La familia educa múltiples facetas de la personalidad, a distintos niveles. Los más superficiales de estos niveles (Educación intelectual, Educación cívica, Educación estética, etc.), son los que pueden confiarse a otras instituciones sociales, como a la escuela. Los más fundamentales, en cambio, como la intimidad y el calor familiar, es muy discutible que puedan transferirse.
Lo que de un modo más insustituible ha de dar la familia a un niño, es la relación afectiva y más cuanto más pequeño es el hijo. En los primeros años de su vida esa corriente afectiva es para él, una verdadera necesidad biológica, como base de la posterior actividad fisiológica y psíquica.
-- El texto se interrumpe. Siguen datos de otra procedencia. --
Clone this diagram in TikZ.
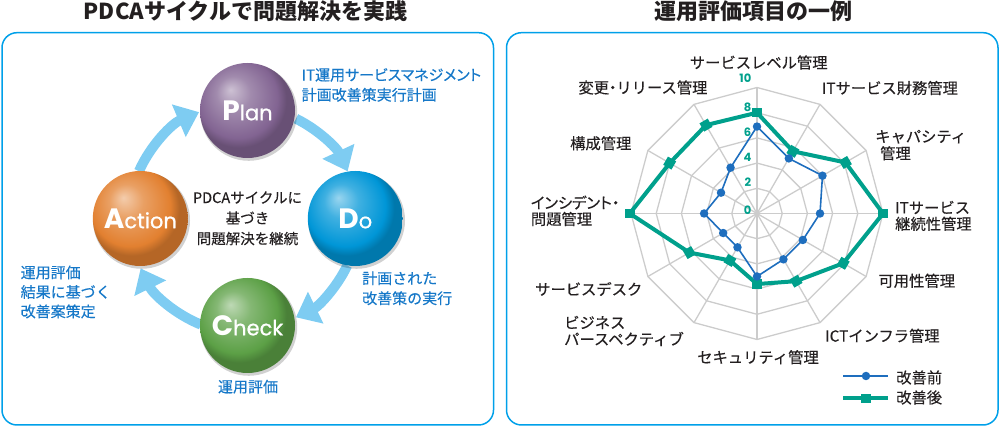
\documentclass[tikz,border=0pt]{standalone}
\usepackage{fontspec}
\setmainfont{Noto Sans CJK JP}
\newfontfamily\jp[FakeBold=0.3]{Noto Sans CJK JP}
\newfontfamily\jpp[FakeBold=0.3,RawFeature=+palt]{Noto Sans CJK JP}
\newfontfamily\jpt{Noto Sans CJK JP}
\newfontfamily\pop{Poppins}
\newfontfamily\popm[FakeBold=0.8]{Poppins}
\usetikzlibrary{arrows.meta}

\definecolor{frame}{RGB}{0,160,233}
\definecolor{arrowblue}{RGB}{126,204,242}
\definecolor{labelblue}{RGB}{22,120,200}
\definecolor{txt}{RGB}{35,31,32}
\definecolor{gridgray}{RGB}{204,204,204}
\definecolor{beforeblue}{RGB}{30,110,190}
\definecolor{aftergreen}{RGB}{0,160,140}
\definecolor{plancol}{RGB}{130,100,146}
\definecolor{docol}{RGB}{0,150,215}
\definecolor{checkcol}{RGB}{92,160,70}
\definecolor{actioncol}{RGB}{226,128,48}

\pgfdeclareradialshading{planball}{\pgfpoint{-9bp}{11bp}}{color(0bp)=(plancol!40!white); color(9bp)=(plancol!75!white); color(21bp)=(plancol); color(25bp)=(plancol!80!black); color(50bp)=(plancol!80!black)}
\pgfdeclareradialshading{doball}{\pgfpoint{-9bp}{11bp}}{color(0bp)=(docol!40!white); color(9bp)=(docol!75!white); color(21bp)=(docol); color(25bp)=(docol!80!black); color(50bp)=(docol!80!black)}
\pgfdeclareradialshading{checkball}{\pgfpoint{-9bp}{11bp}}{color(0bp)=(checkcol!40!white); color(9bp)=(checkcol!75!white); color(21bp)=(checkcol); color(25bp)=(checkcol!80!black); color(50bp)=(checkcol!80!black)}
\pgfdeclareradialshading{actionball}{\pgfpoint{-9bp}{11bp}}{color(0bp)=(actioncol!40!white); color(9bp)=(actioncol!75!white); color(21bp)=(actioncol); color(25bp)=(actioncol!80!black); color(50bp)=(actioncol!80!black)}

\tikzset{
  panel/.style={draw=frame, line width=1.5pt, rounded corners=15pt},
  title/.style={font=\jpt\bfseries\fontsize{22}{22}\selectfont, text=txt, inner sep=0pt},
  ball/.style={circle, minimum size=95pt, inner sep=0pt, text=white},
  ballshadow/.style={fill=black, opacity=0.18},
  cyc/.style={draw=arrowblue, line width=10pt, -{Triangle[width=34pt,length=22pt]}},
  blab/.style={font=\jp\fontsize{15}{20}\selectfont, text=labelblue, align=left, inner sep=0pt},
  midtext/.style={font=\jp\fontsize{14.5}{20.5}\selectfont, text=txt, align=center, inner sep=0pt},
  rlab/.style={font=\jp\fontsize{15.3}{18}\selectfont, text=txt, inner sep=0pt},
  gridline/.style={draw=gridgray, line width=1.3pt},
  num/.style={font=\pop\bfseries\fontsize{11.5}{11.5}\selectfont, text=aftergreen, anchor=east, inner sep=0pt},
  beforeline/.style={draw=beforeblue, line width=1.6pt, line join=round},
  afterline/.style={draw=aftergreen, line width=4pt, line join=round},
  bmark/.style={circle, fill=beforeblue, minimum size=8.5pt, inner sep=0pt},
  amark/.style={rectangle, fill=aftergreen, minimum size=9.5pt, inner sep=0pt},
}

\begin{document}
\begin{tikzpicture}[x=1pt,y=1pt]
\useasboundingbox (0,0) rectangle (1000,427);

% ---------------- left panel ----------------
\node[title] (t1) at (245.5,416) {PDCAサイクルで問題解決を実践};
\draw[panel] (2,2) rectangle (493.5,394.3);

\coordinate (ctr) at (247.5,209);
\coordinate (ctl) at (244,209);

\draw[cyc] ([shift={(64:110.5)}]ctr) arc[start angle=64, end angle=25, radius=110.5];
\draw[cyc] ([shift={(-25.5:110.5)}]ctr) arc[start angle=-25.5, end angle=-64, radius=110.5];
\draw[cyc] ([shift={(-112:115)}]ctl) arc[start angle=-112, end angle=-154, radius=115];
\draw[cyc] ([shift={(156:115)}]ctl) arc[start angle=156, end angle=113, radius=115];

% soft shadows under the spheres
\foreach \px/\py in {247.5/316.5, 355.3/208.5, 247.5/101.5, 140.3/208.5}{
  \fill[ballshadow] (\px+1.2,\py-1.8) circle[radius=48.5];
}

\node[ball, shading=planball] (plan) at (247.5,316.5)
  {{\pop\bfseries\fontsize{28}{28}\selectfont P}{\popm\fontsize{21}{21}\selectfont lan}};
\node[ball, shading=doball] (do) at (355.3,208.5)
  {{\pop\bfseries\fontsize{28}{28}\selectfont D}{\popm\fontsize{21}{21}\selectfont o}};
\node[ball, shading=checkball] (check) at (247.5,101.5)
  {{\pop\bfseries\fontsize{28}{28}\selectfont C}{\popm\fontsize{21}{21}\selectfont heck}};
\node[ball, shading=actionball] (action) at (140.3,208.5)
  {{\pop\bfseries\fontsize{28}{28}\selectfont A}{\popm\fontsize{21}{21}\selectfont ction}};

\node[midtext] (mid) at (247.5,208.7) {PDCAサイクルに\\基づき\\問題解決を継続};

\node[blab, anchor=west] (pl) at (301.5,342) {{\jpp IT運用サービスマネジメント}\\計画改善策実行計画};
\node[blab, anchor=west] (dl) at (362,138.7) {計画された\\改善策の実行};
\node[blab] (cl) at (248,40.3) {運用評価};
\node[blab, anchor=west, font=\jp\fontsize{15}{19.5}\selectfont] (al) at (20.5,135) {運用評価\\結果に基づく\\改善案策定};

% ---------------- right panel ----------------
\node[title] (t2) at (753,416) {運用評価項目の一例};
\draw[panel] (506.5,2) rectangle (998,394.3);

\begin{scope}[shift={(757,213.5)}]
  \foreach \lv in {2,4,6,8,10}{
    \draw[gridline] (90:\lv*12.6) \foreach \k in {1,...,11}{ -- ({90-30*\k}:\lv*12.6)} -- cycle;
  }
  \foreach \k in {0,...,11}{
    \draw[gridline] (0,0) -- ({90-30*\k}:126);
  }
  \foreach \v [count=\k from 0] in {8,5.7,8.1,10,7.9,6.2,5.6,4.3,6.2,10.1,8,8.1}{
    \coordinate (a\k) at ({90-30*\k}:{\v*12.6});
  }
  \foreach \v [count=\k from 0] in {6.9,5.05,6,5,4.2,4.2,5,3.1,3.1,4.2,3.3,4.2}{
    \coordinate (b\k) at ({90-30*\k}:{\v*12.6});
  }
  \draw[afterline] (a0) -- (a1) -- (a2) -- (a3) -- (a4) -- (a5) -- (a6) -- (a7) -- (a8) -- (a9) -- (a10) -- (a11) -- cycle;
  \foreach \k in {0,...,11}{ \node[amark, rotate={-30*\k}] (am\k) at (a\k) {}; }
  \draw[beforeline] (b0) -- (b1) -- (b2) -- (b3) -- (b4) -- (b5) -- (b6) -- (b7) -- (b8) -- (b9) -- (b10) -- (b11) -- cycle;
  \foreach \k in {0,...,11}{ \node[bmark] (bm\k) at (b\k) {}; }
\end{scope}

\node[num] (n0) at (751.5,217) {0};
\node[num] (n2) at (751.5,245) {2};
\node[num] (n4) at (751.5,270) {4};
\node[num] (n6) at (751.5,295) {6};
\node[num] (n8) at (751.5,320) {8};
\node[num] (n10) at (751.5,349) {10};

\node[rlab] (l0) at (758.7,364.5) {サービスレベル管理};
\node[rlab, anchor=west] (l1) at (821.7,339) {ITサービス財務管理};
\node[rlab, anchor=west] (l2a) at (875,290.3) {キャパシティ};
\node[rlab, anchor=west] (l2b) at (880,273.7) {管理};
\node[rlab, anchor=west] (l3a) at (895,219.5) {ITサービス};
\node[rlab, anchor=west] (l3b) at (895,203.2) {継続性管理};
\node[rlab, anchor=west] (l4) at (878.3,146.2) {可用性管理};
\node[rlab, anchor=west] (l5) at (825,91.2) {ICTインフラ管理};
\node[rlab] (l6) at (758,69.8) {セキュリティ管理};
\node[rlab, anchor=west] (l7a) at (564,104.5) {ビジネス};
\node[rlab, anchor=west] (l7b) at (564,88) {パースペクティブ};
\node[rlab, anchor=west] (l8) at (535,138) {サービスデスク};
\node[rlab, anchor=west, font=\jpp\fontsize{15.3}{18}\selectfont] (l9a) at (530.7,224.5) {インシデント・};
\node[rlab, anchor=west] (l9b) at (530.7,208) {問題管理};
\node[rlab, anchor=west] (l10) at (570,283.7) {構成管理};
\node[rlab, anchor=west] (l11) at (578.3,339.5) {変更{\kern-4pt・\kern-4pt}リリース管理};

% legend
\coordinate (lg1a) at (843.3,51);
\coordinate (lg1b) at (888.3,51);
\coordinate (lg2a) at (843.3,28.7);
\coordinate (lg2b) at (888.3,28.7);
\draw[beforeline] (lg1a) -- (lg1b);
\node[bmark] (lgb) at (866,51) {};
\draw[afterline] (lg2a) -- (lg2b);
\node[amark] (lga) at (866,28.7) {};
\node[rlab, anchor=west] (lgt1) at (896,49.5) {改善前};
\node[rlab, anchor=west] (lgt2) at (896,29.5) {改善後};
\end{tikzpicture}
\end{document}
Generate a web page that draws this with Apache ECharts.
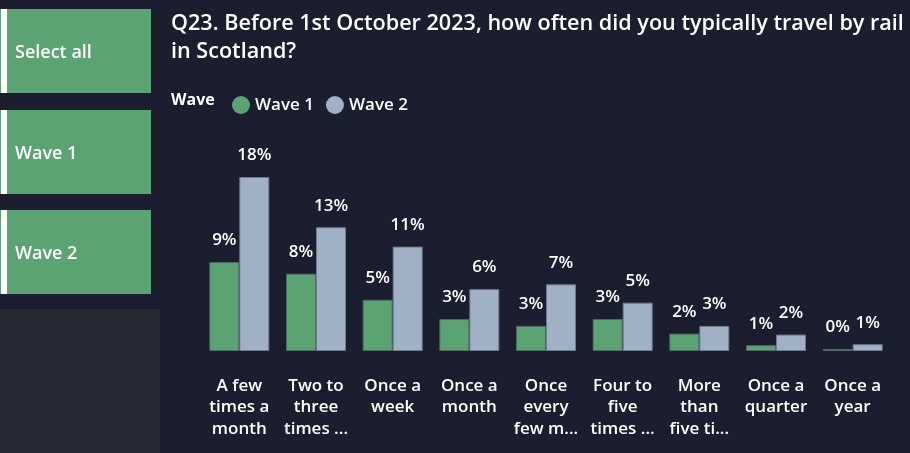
<!DOCTYPE html>
<html>
<head>
<meta charset="utf-8">
<script src="https://cdn.jsdelivr.net/npm/echarts@6/dist/echarts.min.js"></script>
<style>
html,body{margin:0;padding:0;background:#1a1e2e;}
#chart{width:910px;height:453px;}
</style>
</head>
<body>
<div id="chart"></div>
<script>
const categories = [
  "A few\ntimes a\nmonth",
  "Two to\nthree\ntimes ...",
  "Once a\nweek",
  "Once a\nmonth",
  "Once\nevery\nfew m...",
  "Four to\nfive\ntimes ...",
  "More\nthan\nfive ti...",
  "Once a\nquarter",
  "Once a\nyear"
];
const wave1 = [9.2, 8.0, 5.3, 3.3, 2.6, 3.3, 1.8, 0.6, 0.2];
const wave2 = [18.0, 12.8, 10.8, 6.4, 6.9, 5.0, 2.6, 1.7, 0.7];
const seriesNames = ["Wave 1", "Wave 2"];
const buttons = ["Select all", "Wave 1", "Wave 2"];

const FONT = "'Open Sans'";
const GREEN = "#5ba372";
const GRAY = "#a0b0c5";

const chart = echarts.init(document.getElementById('chart'));

const btnTops = [9, 110, 210];
const graphics = [];
buttons.forEach((b, i) => {
  graphics.push({type:'rect', left:0, top:btnTops[i], shape:{width:151, height:84}, style:{fill:GREEN}});
  graphics.push({type:'rect', left:1, top:btnTops[i], shape:{width:6, height:84}, style:{fill:'#ffffff'}});
  graphics.push({type:'text', x:15, y:btnTops[i]+44, style:{text:b, fill:'#ffffff', font:'600 18px ' + FONT, textVerticalAlign:'middle'}});
});
graphics.push({type:'rect', left:0, top:309, shape:{width:160, height:144}, style:{fill:'#262833'}});
graphics.push({type:'text', x:171, y:100, style:{text:'Wave', fill:'#ffffff', font:'bold 16px ' + FONT, textVerticalAlign:'middle'}});

const labelCfg = {
  show: true, position: 'top', distance: 13,
  color: '#ffffff', fontFamily: FONT, fontSize: 17, fontWeight: 600,
  formatter: p => Math.round(p.value) + '%'
};

chart.setOption({
  backgroundColor: '#1a1e2e',
  animation: false,
  title: {
    text: 'Q23. Before 1st October 2023, how often did you typically travel by rail\nin Scotland?',
    left: 166, top: 5,
    textStyle: {color:'#ffffff', fontFamily: FONT, fontSize: 21.6, fontWeight: 600, lineHeight: 28}
  },
  legend: {
    left: 227, top: 91,
    icon: 'circle', itemWidth: 18, itemHeight: 18, itemGap: 12,
    itemStyle: {borderWidth: 0},
    textStyle: {color:'#ffffff', fontFamily: FONT, fontSize: 17, fontWeight: 600},
    data: seriesNames
  },
  graphic: graphics,
  grid: {left: 201, right: 19, top: 157.67, bottom: 102},
  xAxis: {
    type: 'category', data: categories,
    axisLine: {show:false}, axisTick: {show:false},
    axisLabel: {color:'#ffffff', fontFamily: FONT, fontSize: 17, fontWeight: 600, lineHeight: 21.5, margin: 24, interval: 0}
  },
  yAxis: {
    type: 'value', min: 0, max: 20, show: false,
    splitLine: {show:false}
  },
  series: [
    {name: seriesNames[0], type:'bar', data: wave1, barWidth: 30, barGap: '0%',
     itemStyle:{color: GREEN, borderColor:'#4f6a63', borderWidth:1}, label: labelCfg},
    {name: seriesNames[1], type:'bar', data: wave2, barWidth: 30, barGap: '0%',
     itemStyle:{color: GRAY, borderColor:'#6f7b8c', borderWidth:1}, label: labelCfg}
  ]
});
</script>
</body>
</html>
Se le inducen actitudes y habilidades necesarias (andar, hablar, respuesta afectiva -sonrisa-, etc.), que, si no se educan en el momento oportuno, luego ya no es posible imprimirlas en el niño.
A medida que el niño va creciendo, cuenta menos el papel condicionante del afecto materno y el familiar para dar creciente entrada a factores externos a la familia, aunque la primera situación nunca llega a romperse del todo.
El papel de la familia consiste en formar los sentimientos, asume este papel no enseñando, sino contentándose con existir, es decir, amando; y la acción educadora se extiende a los padres tanto como a los hijos. Esta formación de los sentimientos abarca: Educación de las relaciones humanas, Educación religiosa, Educación sexual, Educación estética, Educación moral y Educación de la sensibilidad. Si en estas cosas falla la familia, es dudoso que alguien más pueda sustituirla. También compete a los padres el educar la voluntad de sus hijos su capacidad de esfuerzo, de entrega y de sacrificio, su espíritu de cooperación y su capacidad para el amor.